> [Written request]: Wherever a line below holds the word "this", copy that line.

—————

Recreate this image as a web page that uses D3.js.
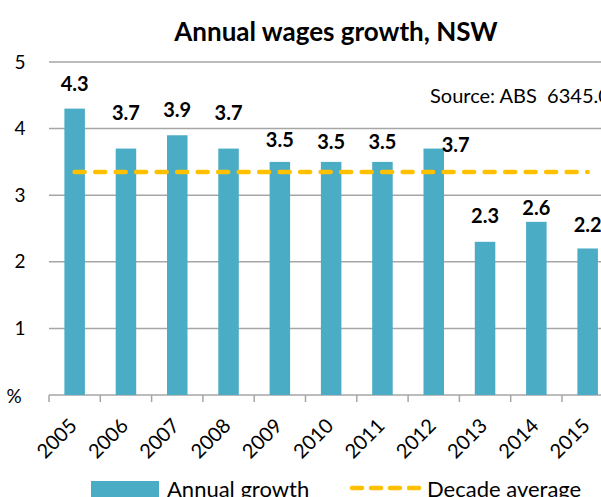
<!DOCTYPE html>
<html><head><meta charset="utf-8">
<script src="https://cdn.jsdelivr.net/npm/d3@7"></script>
<style>body{margin:0;background:#fff}svg{display:block;font-family:Lato,"Open Sans",sans-serif}</style>
</head><body>
<svg id="c" width="601" height="497"></svg>
<script>
const years = ["2005","2006","2007","2008","2009","2010","2011","2012","2013","2014","2015"];
const growth = [4.3,3.7,3.9,3.7,3.5,3.5,3.5,3.7,2.3,2.6,2.2];
const decadeAvg = [3.35,3.35,3.35,3.35,3.35,3.35,3.35,3.35,3.35,3.35,3.35];
const yTicks = [0,1,2,3,4,5];

// label nudges (layout only): pixel offsets of each value label from its bar top
const labelDx = [0,0,0,0,0,0,0,22,0,0,0];
const labelDy = [-18,-28.6,-18.6,-28.6,-15,-13,-13,3.4,-19,-7,-16.5];

const svg = d3.select("#c");
const left = 49, bandW = 51.3;
const x = d3.scaleBand().domain(years).range([left, left + bandW*years.length]).paddingInner(0.6).paddingOuter(0.3);
const y = d3.scaleLinear().domain([0,5]).range([395,62]);
const xc = d => x(d) + x.bandwidth()/2;

// gridlines
svg.append("g").selectAll("line").data(yTicks).join("line")
  .attr("x1", left).attr("x2", 601).attr("y1", d=>y(d)).attr("y2", d=>y(d))
  .attr("stroke", "#a6a6a6").attr("stroke-width", 1.5);

// y labels
svg.append("g").selectAll("text").data(yTicks.filter(d=>d>0)).join("text")
  .attr("x", 20).attr("y", d=>y(d)+6.5).attr("text-anchor","middle")
  .attr("font-size", 19).attr("fill","#000").text(d=>d);
svg.append("text").attr("x", 14).attr("y", y(0)+8).attr("text-anchor","middle")
  .attr("font-size", 19).text("%");

// x tick marks at band boundaries
const bounds = years.map((d,i)=> left + i*bandW);
svg.append("g").selectAll("line").data(bounds).join("line")
  .attr("x1", d=>d).attr("x2", d=>d).attr("y1", y(0)).attr("y2", y(0)+7)
  .attr("stroke","#a6a6a6").attr("stroke-width",1.5);

// bars
svg.append("g").selectAll("rect").data(years).join("rect")
  .attr("x", d=>x(d)).attr("width", x.bandwidth())
  .attr("y", (d,i)=>y(growth[i])).attr("height", (d,i)=>y(0)-y(growth[i]))
  .attr("fill", "#4bacc6");

// decade average line
const line = d3.line().x((d,i)=>xc(years[i])).y(d=>y(d));
svg.append("path").datum(decadeAvg).attr("d", line)
  .attr("fill","none").attr("stroke","#ffc000").attr("stroke-width",4.5)
  .attr("stroke-linecap","round").attr("stroke-dasharray","10,10.5");

// value labels
svg.append("g").selectAll("text").data(years).join("text")
  .attr("x", (d,i)=>xc(d)+labelDx[i]).attr("y", (d,i)=>y(growth[i])+labelDy[i])
  .attr("text-anchor","middle").attr("font-size",20).attr("font-weight","bold")
  .text((d,i)=>growth[i].toFixed(1));

// x labels
svg.append("g").selectAll("text").data(years).join("text")
  .attr("transform", d=>`translate(${xc(d)+3.5},${y(0)+32}) rotate(-45)`)
  .attr("text-anchor","end").attr("font-size",20).text(d=>d);

// title
svg.append("text").attr("x", 336).attr("y", 41).attr("text-anchor","middle")
  .attr("font-size", 26).attr("font-weight","bold").text("Annual wages growth, NSW");

// source
svg.append("text").attr("x", 430).attr("y", 103).attr("font-size", 20).text("Source: ABS  6345.0").attr("xml:space","preserve").style("white-space","pre");

// legend
svg.append("rect").attr("x", 91).attr("y", 481).attr("width", 68).attr("height", 16).attr("fill","#4bacc6");
svg.append("text").attr("x", 167).attr("y", 497).attr("font-size", 22).text("Annual growth");
svg.append("line").attr("x1", 352).attr("x2", 419).attr("y1", 488).attr("y2", 488)
  .attr("stroke","#ffc000").attr("stroke-width",4.5).attr("stroke-linecap","round").attr("stroke-dasharray","10,9");
svg.append("text").attr("x", 427).attr("y", 497).attr("font-size", 22).text("Decade average");
</script>
</body></html>
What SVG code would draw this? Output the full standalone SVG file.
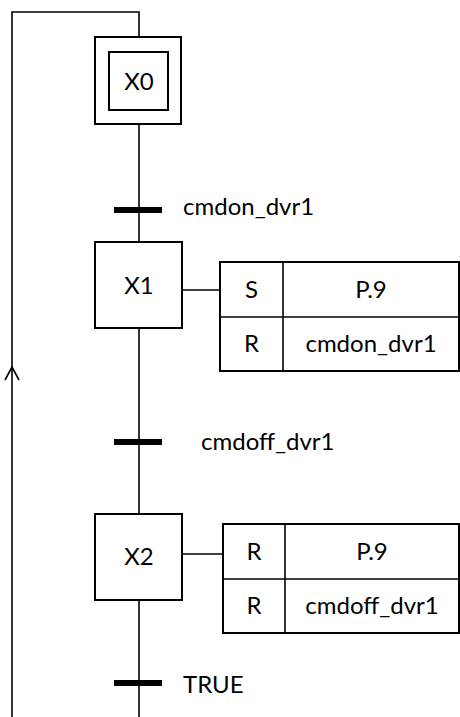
<svg xmlns="http://www.w3.org/2000/svg" width="460" height="717" viewBox="0 0 460 717">
<style>
  .box { fill: #fff; stroke: #000; stroke-width: 2; }
  .ln { fill: none; stroke: #000; stroke-width: 1.6; }
  .bar { fill: #000; }
  text { font-family: Lato, "Open Sans", sans-serif; font-size: 24px; fill: #000; }
  .c { text-anchor: middle; }
</style>
<rect width="460" height="717" fill="#fff"/>
<g id="connectors">
  <polyline class="ln" points="12,717 12,12 139,12 139,37"/>
  <polyline class="ln" points="5,380 12,367 19,380"/>
  <line class="ln" x1="139" y1="124" x2="139" y2="242"/>
  <line class="ln" x1="139" y1="328" x2="139" y2="514"/>
  <line class="ln" x1="139" y1="600" x2="139" y2="717"/>
  <line class="ln" x1="182" y1="290" x2="220" y2="290"/>
  <line class="ln" x1="182" y1="554" x2="223" y2="554"/>
</g>
<g id="X0">
  <rect class="box" x="95" y="37" width="86" height="87"/>
  <rect class="box" x="109" y="52" width="59" height="58"/>
  <text class="c" x="139" y="90">X0</text>
</g>
<g id="T1">
  <rect class="bar" x="114" y="207" width="48" height="6"/>
  <text x="183" y="215">cmdon_dvr1</text>
</g>
<g id="X1">
  <rect class="box" x="95" y="242" width="87" height="86"/>
  <text class="c" x="139" y="294">X1</text>
</g>
<g id="A1">
  <rect class="box" x="220" y="262" width="239" height="109"/>
  <line class="ln" x1="220" y1="317" x2="459" y2="317"/>
  <line class="ln" x1="283" y1="262" x2="283" y2="371"/>
  <text class="c" x="251.5" y="298">S</text>
  <text class="c" x="371" y="298">P.9</text>
  <text class="c" x="251.5" y="352">R</text>
  <text class="c" x="371" y="352">cmdon_dvr1</text>
</g>
<g id="T2">
  <rect class="bar" x="114" y="439" width="48" height="6"/>
  <text x="201" y="450">cmdoff_dvr1</text>
</g>
<g id="X2">
  <rect class="box" x="95" y="514" width="87" height="86"/>
  <text class="c" x="139" y="565">X2</text>
</g>
<g id="A2">
  <rect class="box" x="223" y="524" width="236" height="109"/>
  <line class="ln" x1="223" y1="579" x2="459" y2="579"/>
  <line class="ln" x1="285" y1="524" x2="285" y2="633"/>
  <text class="c" x="254" y="560">R</text>
  <text class="c" x="372" y="560">P.9</text>
  <text class="c" x="254" y="614">R</text>
  <text class="c" x="372" y="614">cmdoff_dvr1</text>
</g>
<g id="T3">
  <rect class="bar" x="114" y="680" width="48" height="6"/>
  <text x="183" y="693">TRUE</text>
</g>
</svg>
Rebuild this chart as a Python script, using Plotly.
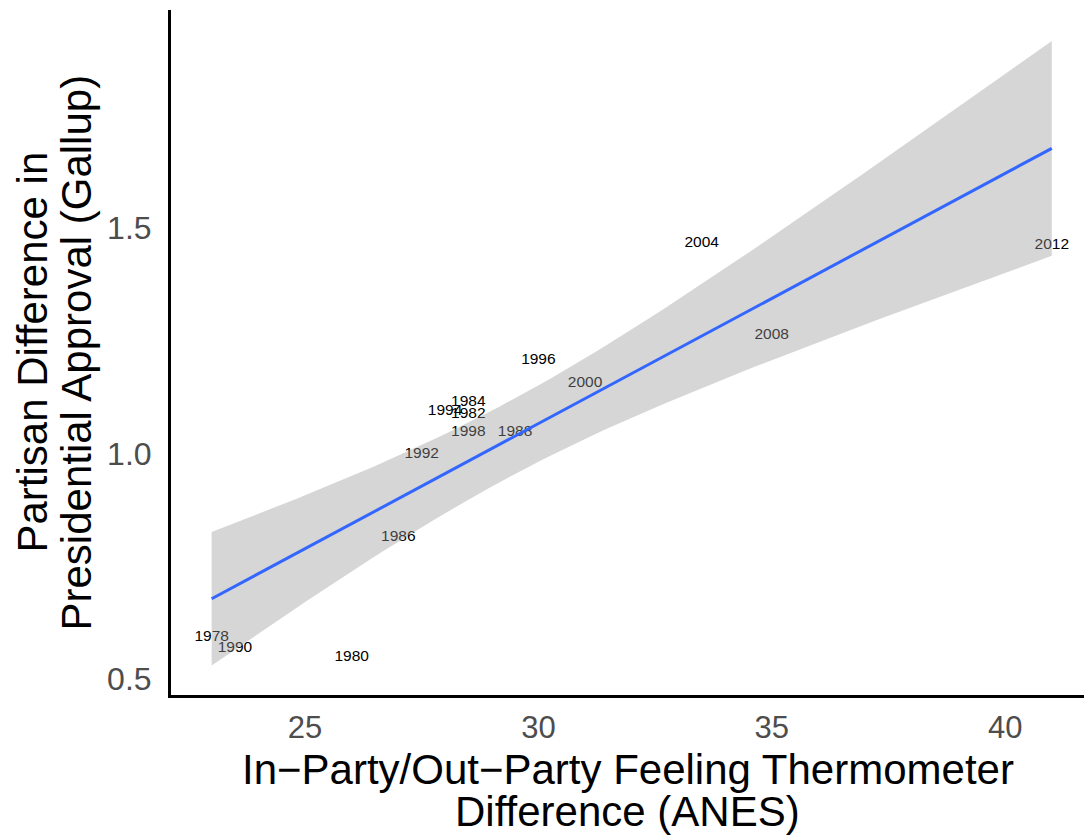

—————

> [Completed exercise]:
Recreate this image as a web page that uses D3.js.
What SVG code would draw this? Output the full standalone SVG file.
Rebuild this chart as a Python script, using Plotly.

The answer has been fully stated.